WHAT TO DO
Starting at the line that contains "Write the matplotlib code for this chart." and stopping at the line that contains "fig.add_artist(Line2D([0, 179 /", return those lines exactly and nothing else. Both end lines count; pictures do not.

INPUT
· · · · · · ·

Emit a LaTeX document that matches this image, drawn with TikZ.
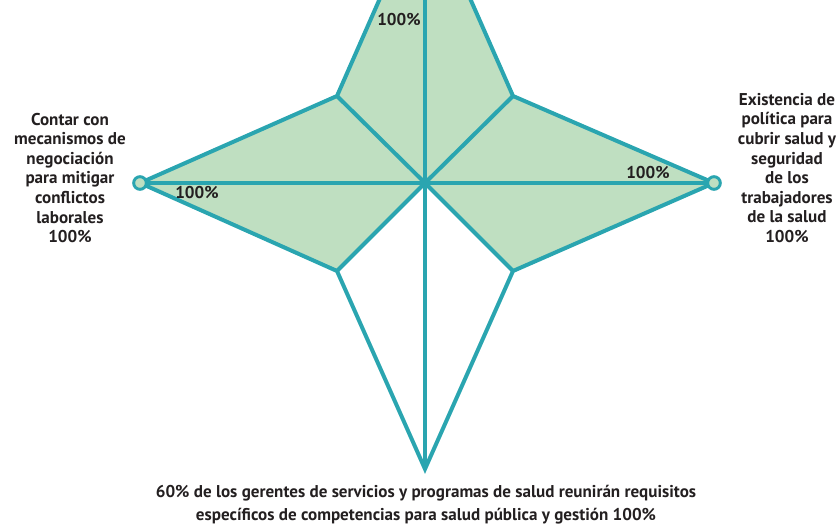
\documentclass[tikz,border=0pt]{standalone}
\usepackage{fontspec}
\setmainfont{PT Sans}
\usepackage{xcolor}
\usetikzlibrary{positioning}

\definecolor{radarline}{RGB}{42,165,176}
\definecolor{radarfill}{RGB}{191,223,193}
\definecolor{labelgray}{RGB}{35,31,32}

\tikzset{
  spoke/.style={draw=radarline, line width=3pt, line join=miter},
  axislabel/.style={inner sep=0.75pt, align=center, text=labelgray,
    font=\bfseries\fontsize{12.8}{14.7}\selectfont},
  footlabel/.style={inner sep=0.75pt, align=center, text=labelgray,
    font=\bfseries\fontsize{12.8}{17.2}\selectfont},
  valuelabel/.style={inner sep=0.75pt, text=labelgray,
    font=\bfseries\fontsize{12.8}{14}\selectfont},
  dotmark/.style={circle, draw=radarline, fill=radarfill, line width=2.2pt,
    inner sep=0pt, minimum size=9.5pt},
}

\begin{document}
\begin{tikzpicture}[x=0.75pt,y=0.75pt,yscale=-1,xscale=1]
   \useasboundingbox (0,0) rectangle (840,524);
   \clip (0,0) rectangle (840,524);

   % axis ends and inner corners of the star
   \coordinate (C) at (425,183);
   \coordinate (T) at (425,-104);
   \coordinate (R) at (714,183);
   \coordinate (B) at (425,469);
   \coordinate (L) at (140,183);
   \coordinate (TR) at (513,96);
   \coordinate (BR) at (513,271);
   \coordinate (BL) at (337,271);
   \coordinate (TL) at (337,96);

   %Shape: data area
   \fill [radarfill] (T) -- (TR) -- (R) -- (BR) -- (C) -- (BL) -- (L) -- (TL) -- cycle ;
   %Shape: star outline
   \draw [spoke] (T) -- (TR) -- (R) -- (BR) -- (B) -- (BL) -- (L) -- (TL) -- cycle ;
   %Straight Lines: spokes
   \foreach \v in {T,TR,R,BR,B,BL,L,TL}
     \draw [spoke] (C) -- (\v) ;

   %Shape: markers
   \node [dotmark] (dotL) at (L) {};
   \node [dotmark] (dotR) at (R) {};

   % Text Node
   \node [valuelabel] (valT) at (399,20) {100\%};
   % Text Node
   \node [valuelabel] (valL) at (197,193) {100\%};
   % Text Node
   \node [valuelabel] (valR) at (648,173) {100\%};

   % Text Node
   \node [axislabel] (axL) at (70,178) {Contar con\\mecanismos de\\negociación\\para mitigar\\conflictos\\laborales\\100\%};
   % Text Node
   \node [axislabel] (axR) at (787,168) {Existencia de\\política para\\cubrir salud y\\seguridad\\de los\\trabajadores\\de la salud\\100\%};
   % Text Node
   \node [footlabel] (axB) at (426,505) {60\% de los gerentes de servicios y programas de salud reunirán requisitos\\específicos de competencias para salud pública y gestión 100\%};

\end{tikzpicture}
\end{document}
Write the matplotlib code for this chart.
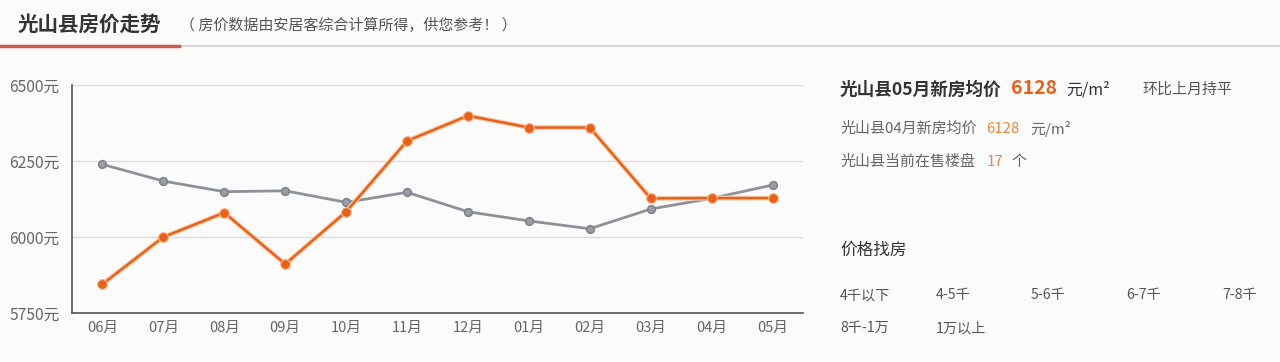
import matplotlib
matplotlib.use("Agg")
import matplotlib.pyplot as plt
from matplotlib.lines import Line2D

plt.rcParams['font.family'] = ['Noto Sans CJK SC', 'DejaVu Sans']

months = ["06月", "07月", "08月", "09月", "10月", "11月", "12月", "01月", "02月", "03月", "04月", "05月"]
county_price = [5845, 6000, 6080, 5911, 6083, 6316, 6399, 6360, 6360, 6127, 6128, 6128]
city_price = [6239, 6184, 6149, 6152, 6114, 6147, 6083, 6053, 6027, 6092, 6127, 6171]
y_ticks = [5750, 6000, 6250, 6500]
y_tick_labels = ["5750元", "6000元", "6250元", "6500元"]
price_ranges_row1 = ["4千以下", "4-5千", "5-6千", "6-7千", "7-8千"]
price_ranges_row2 = ["8千-1万", "1万以上"]

W, H = 1280, 362
BG = '#fbfbfb'
ORANGE = '#e8611a'
GRAY = '#8d9298'

fig = plt.figure(figsize=(W / 100, H / 100), dpi=100, facecolor=BG)

def px(x, y):
    return x / W, 1 - y / H

# Header
fig.text(*px(18, 25), "光山县房价走势", fontsize=14.8, fontweight='bold', color='#333333', va='center', ha='left')
fig.text(*px(180, 25), "（ 房价数据由安居客综合计算所得，供您参考！ ）", fontsize=10.8, color='#555555', va='center', ha='left')
fig.add_artist(Line2D([0, 1], [1 - 45.5 / H] * 2, color='#d6d6d6', lw=1.5, transform=fig.transFigure))
fig.add_artist(Line2D([0, 179 / W], [1 - 45.5 / H] * 2, color='#c8604a', lw=2.5, transform=fig.transFigure))

# Chart
left, right, top, bottom = 72, 803, 85, 313
ax = fig.add_axes([left / W, 1 - bottom / H, (right - left) / W, (bottom - top) / H])
ax.set_facecolor(BG)
x = list(range(len(months)))
ax.plot(x, city_price, color=GRAY, lw=2, marker='o', ms=5.5, mfc='#9a9ea4', mec='#80858b', mew=1.2, zorder=3)
ax.plot(x, county_price, color='#f8cfae', lw=3.5, zorder=3.5, solid_capstyle='round')
ax.plot(x, county_price, color=ORANGE, lw=1.8, marker='o', ms=7, mfc=ORANGE, mec='#f6b98f', mew=0.8, zorder=4)
ax.set_xlim(-0.5, len(months) - 0.5)
ax.set_ylim(5750, 6500)
ax.set_yticks(y_ticks)
ax.set_yticklabels(y_tick_labels)
ax.set_xticks(x)
ax.set_xticklabels(months)
ax.tick_params(axis='both', length=0, labelcolor='#666666')
ax.tick_params(axis='y', pad=9, labelsize=11.3)
ax.tick_params(axis='x', pad=6, labelsize=10.5)
ax.grid(axis='y', color='#dcdcdc', lw=1)
ax.set_axisbelow(True)
for s in ['top', 'right']:
    ax.spines[s].set_visible(False)
for s in ['left', 'bottom']:
    ax.spines[s].set_color('#555555')
    ax.spines[s].set_linewidth(1.2)

# Right panel
fig.text(*px(840, 90), "光山县05月新房均价", fontsize=12.7, fontweight='bold', color='#333333', va='center')
fig.text(*px(1011, 89), "6128", fontsize=14, fontweight='bold', color=ORANGE, va='center')
fig.text(*px(1066, 90), "元/m²", fontsize=11.5, color='#333333', va='center')
fig.text(*px(1142, 90), "环比上月持平", fontsize=10.8, color='#555555', va='center')

fig.text(*px(840, 129), "光山县04月新房均价", fontsize=10.8, color='#666666', va='center')
fig.text(*px(986, 129), "6128", fontsize=10.8, color='#e8873f', va='center')
fig.text(*px(1030, 129), "元/m²", fontsize=10.8, color='#666666', va='center')

fig.text(*px(840, 162), "光山县当前在售楼盘", fontsize=10.8, color='#666666', va='center')
fig.text(*px(987, 162), "17", fontsize=10.8, color='#e8873f', va='center')
fig.text(*px(1012, 162), "个", fontsize=10.8, color='#666666', va='center')

fig.text(*px(840, 250), "价格找房", fontsize=12, color='#333333', va='center')
for i, t in enumerate(price_ranges_row1):
    fig.text(*px(840 + i * 95.5, 295), t, fontsize=10.2, color='#555555', va='center')
for i, t in enumerate(price_ranges_row2):
    fig.text(*px(840 + i * 95.5, 328), t, fontsize=10.2, color='#555555', va='center')

fig.savefig("out.png", dpi=100, facecolor=BG)
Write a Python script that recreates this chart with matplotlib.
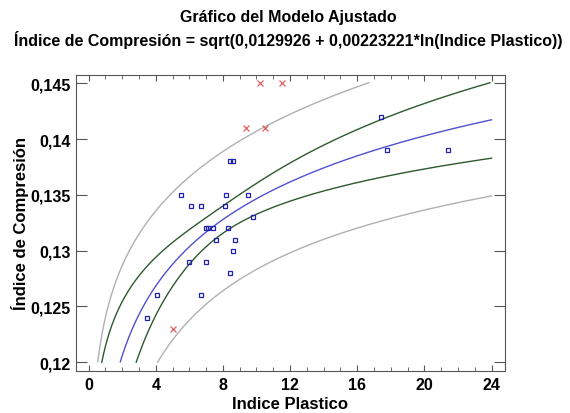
import numpy as np
import matplotlib
matplotlib.use("Agg")
import matplotlib.pyplot as plt
from matplotlib.ticker import FuncFormatter, MultipleLocator

plt.rcParams['font.family'] = ['Liberation Sans', 'DejaVu Sans']

# modelo ajustado (del titulo)
a_coef = 0.0129926
b_coef = 0.00223221

# puntos usados en el ajuste
ip = [3.5, 4.1, 5.5, 6.0, 6.1, 6.7, 6.7, 7.0, 7.0, 7.1, 7.4, 7.6, 8.1, 8.2,
      8.3, 8.4, 8.4, 8.6, 8.6, 8.7, 9.5, 9.8, 17.4, 17.8, 21.4]
ic = [0.124, 0.126, 0.135, 0.129, 0.134, 0.134, 0.126, 0.132, 0.129, 0.132,
      0.132, 0.131, 0.134, 0.135, 0.132, 0.138, 0.128, 0.138, 0.130, 0.131,
      0.135, 0.133, 0.142, 0.139, 0.139]

# puntos excluidos
ip_exc = [5.0, 9.4, 10.5, 10.2, 11.5]
ic_exc = [0.123, 0.141, 0.141, 0.145, 0.145]

xt = np.array(ip)
yt = np.array(ic)
X = np.log(xt)
Y = yt ** 2
n = len(X)
res = Y - (a_coef + b_coef * X)
s = np.sqrt(np.sum(res ** 2) / (n - 2))
t = 2.069  # t(23; 0,975)
xm = X.mean()
sxx = np.sum((X - xm) ** 2)

xg = np.linspace(0.3, 24, 2000)
Xg = np.log(xg)
Yg = a_coef + b_coef * Xg
conf = t * s * np.sqrt(1 / n + (Xg - xm) ** 2 / sxx)
pred = t * s * np.sqrt(1 + 1 / n + (Xg - xm) ** 2 / sxx)


def curva(v):
    y = np.sqrt(np.clip(v, 0, None))
    y[(y < 0.12) | (y > 0.14505)] = np.nan
    return y


fig = plt.figure(figsize=(5.7, 4.14), dpi=100)
ax = fig.add_axes([76 / 570, 1 - 372 / 414, (505 - 76) / 570, (372 - 76) / 414])

ax.plot(xg, curva(Yg + pred), color='#b0b0b0', lw=1)
ax.plot(xg, curva(Yg - pred), color='#b0b0b0', lw=1)
ax.plot(xg, curva(Yg + conf), color='#2d5a2d', lw=1)
ax.plot(xg, curva(Yg - conf), color='#2d5a2d', lw=1)
ax.plot(xg, curva(Yg), color='#5050d0', lw=1)

ax.plot(ip, ic, ls='none', marker='s', ms=3.5, mfc='none', mec='#2020b0', mew=0.9)
ax.plot(ip_exc, ic_exc, ls='none', marker='x', ms=4, color='#e06060', mew=0.9)

ax.set_xlim(-0.75, 24.8)
ax.set_ylim(0.11922, 0.14574)
ax.xaxis.set_major_locator(MultipleLocator(4))
ax.xaxis.set_minor_locator(MultipleLocator(1))
ax.yaxis.set_major_locator(MultipleLocator(0.005))
ax.yaxis.set_major_formatter(FuncFormatter(lambda v, p: f'{v:g}'.replace('.', ',')))
ax.tick_params(axis='x', which='major', direction='in', length=4, top=True, color='#555555')
ax.tick_params(axis='x', which='minor', direction='in', length=3, top=True, color='#555555')
ax.tick_params(axis='y', which='major', direction='in', length=8, right=True, color='#555555')
ax.tick_params(labelsize=11.5, pad=4)
for lab in ax.get_xticklabels() + ax.get_yticklabels():
    lab.set_fontweight('bold')
for sp in ax.spines.values():
    sp.set_color('#555555')

ax.set_xlabel('Indice Plastico', fontsize=12, fontweight='bold', labelpad=3)
ax.set_ylabel('Índice de Compresión', fontsize=12, fontweight='bold', labelpad=1)

fig.text(0.505, 0.958, 'Gráfico del Modelo Ajustado', ha='center', va='center',
         fontsize=11.5, fontweight='bold')
fig.text(0.505, 0.903, 'Índice de Compresión = sqrt(0,0129926 + 0,00223221*ln(Indice Plastico))',
         ha='center', va='center', fontsize=11.5, fontweight='bold')

fig.savefig('out.png', dpi=100)
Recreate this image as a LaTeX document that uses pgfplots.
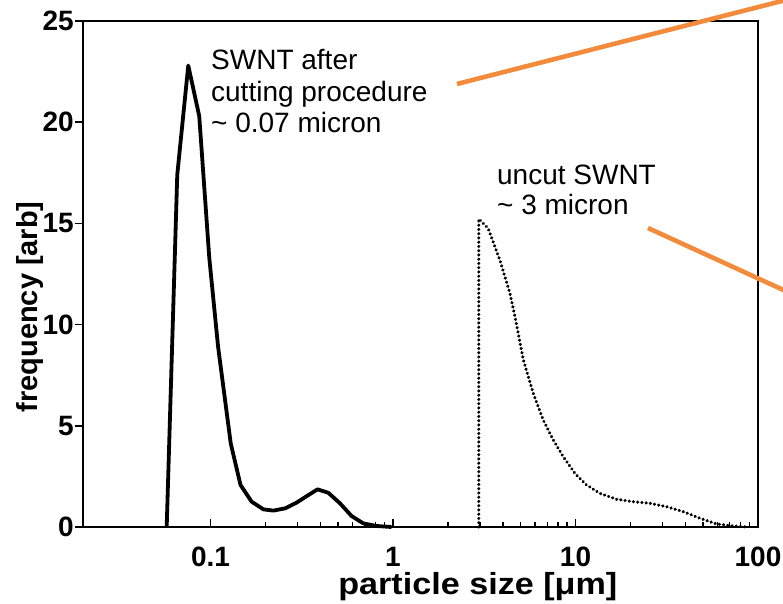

· · · · · · ·

ANSWER BELOW
Write the matplotlib code for this chart.
import matplotlib
matplotlib.use("Agg")
import matplotlib.pyplot as plt
from matplotlib.lines import Line2D

plt.rcParams['font.family'] = ['Noto Sans CJK SC', 'DejaVu Sans']

months = ["06月", "07月", "08月", "09月", "10月", "11月", "12月", "01月", "02月", "03月", "04月", "05月"]
county_price = [5845, 6000, 6080, 5911, 6083, 6316, 6399, 6360, 6360, 6127, 6128, 6128]
city_price = [6239, 6184, 6149, 6152, 6114, 6147, 6083, 6053, 6027, 6092, 6127, 6171]
y_ticks = [5750, 6000, 6250, 6500]
y_tick_labels = ["5750元", "6000元", "6250元", "6500元"]
price_ranges_row1 = ["4千以下", "4-5千", "5-6千", "6-7千", "7-8千"]
price_ranges_row2 = ["8千-1万", "1万以上"]

W, H = 1280, 362
BG = '#fbfbfb'
ORANGE = '#e8611a'
GRAY = '#8d9298'

fig = plt.figure(figsize=(W / 100, H / 100), dpi=100, facecolor=BG)

def px(x, y):
    return x / W, 1 - y / H

# Header
fig.text(*px(18, 25), "光山县房价走势", fontsize=14.8, fontweight='bold', color='#333333', va='center', ha='left')
fig.text(*px(180, 25), "（ 房价数据由安居客综合计算所得，供您参考！ ）", fontsize=10.8, color='#555555', va='center', ha='left')
fig.add_artist(Line2D([0, 1], [1 - 45.5 / H] * 2, color='#d6d6d6', lw=1.5, transform=fig.transFigure))
fig.add_artist(Line2D([0, 179 / W], [1 - 45.5 / H] * 2, color='#c8604a', lw=2.5, transform=fig.transFigure))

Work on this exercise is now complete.